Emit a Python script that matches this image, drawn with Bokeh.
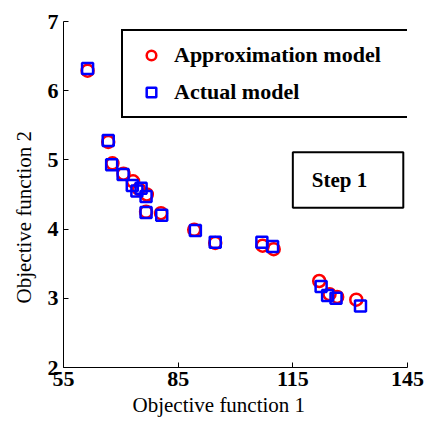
from bokeh.plotting import figure
from bokeh.models import Range1d, Legend, LegendItem, Label, BoxAnnotation, FixedTicker, ColumnDataSource, Title
from bokeh.embed import file_html
from bokeh.resources import INLINE

# Approximation model (circles)
approx_f1 = [61.3, 66.7, 67.8, 70.7, 73.2, 74.7, 76.8, 76.6, 80.5, 89.2, 94.7, 107.1, 110.0, 121.9, 124.6, 126.6, 131.6]
approx_f2 = [6.29, 5.26, 4.95, 4.80, 4.69, 4.58, 4.50, 4.25, 4.23, 3.99, 3.80, 3.76, 3.71, 3.25, 3.06, 3.02, 2.98]

# Actual model (squares)
actual_f1 = [61.3, 66.7, 67.6, 70.6, 73.0, 74.2, 75.3, 76.6, 76.6, 80.7, 89.5, 94.7, 106.9, 109.7, 122.4, 124.1, 126.3, 132.7]
actual_f2 = [6.32, 5.28, 4.93, 4.79, 4.63, 4.55, 4.59, 4.47, 4.24, 4.20, 3.98, 3.81, 3.81, 3.75, 3.17, 3.04, 3.00, 2.89]

x_ticks = [55, 85, 115, 145]
y_ticks = [2, 3, 4, 5, 6, 7]

SERIF = "Liberation Serif"

p = figure(width=425, height=421, output_backend="svg", toolbar_location=None,
           x_range=Range1d(55, 145), y_range=Range1d(2, 7),
           min_border_left=63, min_border_right=18, min_border_top=21, min_border_bottom=54)
p.outline_line_color = None
p.xgrid.visible = False
p.ygrid.visible = False
p.background_fill_color = "white"
p.border_fill_color = "white"

src_a = ColumnDataSource(dict(x=approx_f1, y=approx_f2))
src_b = ColumnDataSource(dict(x=actual_f1, y=actual_f2))
r1 = p.scatter("x", "y", source=src_a, marker="circle", size=12, fill_color=None,
               line_color="#ff0000", line_width=2.5)
r2 = p.scatter("x", "y", source=src_b, marker="square", size=11, fill_color=None,
               line_color="#0000ff", line_width=2.5)

for ax in (p.xaxis[0], p.yaxis[0]):
    ax.major_label_text_font = SERIF
    ax.major_label_text_font_style = "bold"
    ax.major_label_text_font_size = "22px"
    ax.major_label_text_color = "black"
    ax.major_tick_in = 5
    ax.major_tick_out = 0
    ax.minor_tick_in = 0
    ax.minor_tick_out = 0
    ax.axis_line_color = "black"
    ax.major_tick_line_color = "black"

p.xaxis.ticker = FixedTicker(ticks=x_ticks)
p.yaxis.ticker = FixedTicker(ticks=y_ticks)
p.xaxis.major_label_standoff = 4
p.yaxis.major_label_standoff = 5

# axis titles (offset along the axis as in the original)
xt = Title(text="Objective function 1", align="left", offset=69, standoff=4,
           text_font=SERIF, text_font_size="21px", text_font_style="normal", text_color="black")
p.add_layout(xt, "below")
yt = Title(text="Objective function 2", align="left", offset=64, standoff=17,
           text_font=SERIF, text_font_size="21px", text_font_style="normal", text_color="black")
p.add_layout(yt, "left")

legend = Legend(items=[LegendItem(label="Approximation model", renderers=[r1]),
                       LegendItem(label="Actual model", renderers=[r2])],
                location=(58, 249))
legend.label_text_font = SERIF
legend.label_text_font_style = "bold"
legend.label_text_font_size = "22px"
legend.label_text_color = "black"
legend.border_line_color = "black"
legend.border_line_alpha = 1
legend.border_line_width = 2
legend.background_fill_alpha = 1
legend.padding = 11
legend.spacing = 11
legend.glyph_width = 34
legend.glyph_height = 24
legend.label_height = 24
legend.label_standoff = 6
legend.label_width = 224
legend.margin = 0
p.add_layout(legend)

box = BoxAnnotation(left=115.0, right=143.9, top=5.11, bottom=4.31,
                    fill_color=None, fill_alpha=0, line_color="black", line_alpha=1, line_width=2)
p.add_layout(box)
step = Label(x=127.2, y=4.71, text="Step 1", text_font=SERIF, text_font_style="bold",
             text_font_size="21px", text_align="center", text_baseline="middle", text_color="black")
p.add_layout(step)

open("out.html", "w").write(file_html(p, INLINE))
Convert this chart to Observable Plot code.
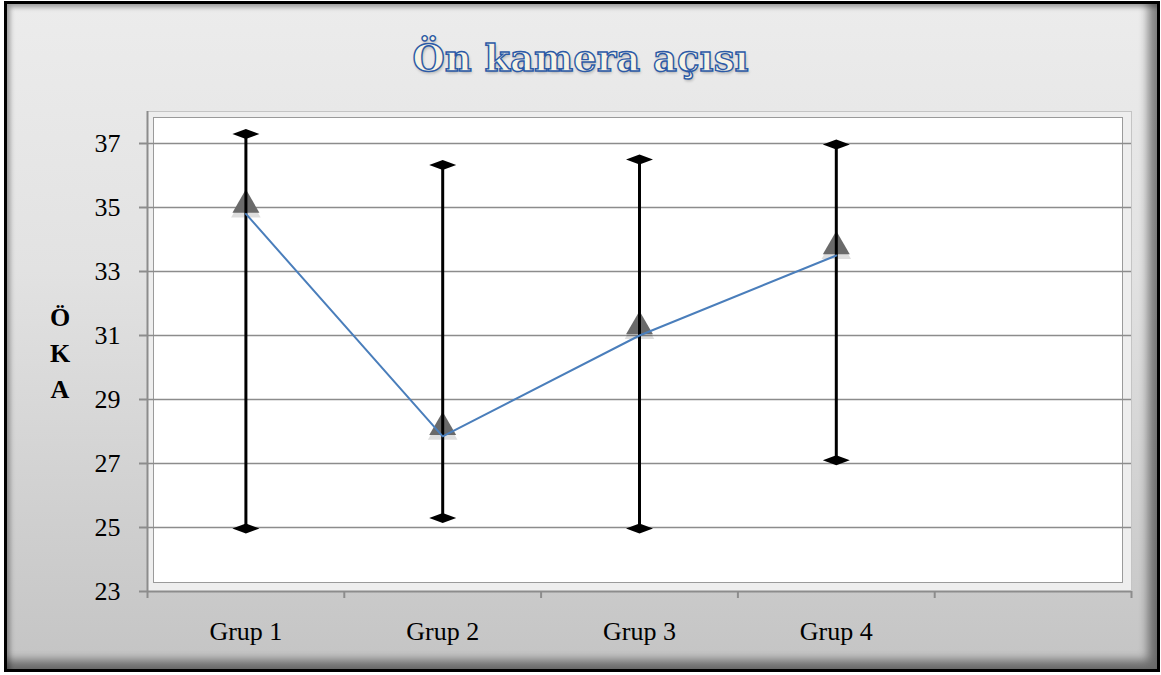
····················
PROBLEM DETAILS:
Repeat only the lines between the top of the entries above and the line containing "from bokeh.resources import INLINE", both ends included, without the pictures.

RESULT OF THE EXERCISE:
Emit a Python script that matches this image, drawn with Bokeh.
from bokeh.plotting import figure
from bokeh.models import Range1d, Legend, LegendItem, Label, BoxAnnotation, FixedTicker, ColumnDataSource, Title
from bokeh.embed import file_html
from bokeh.resources import INLINE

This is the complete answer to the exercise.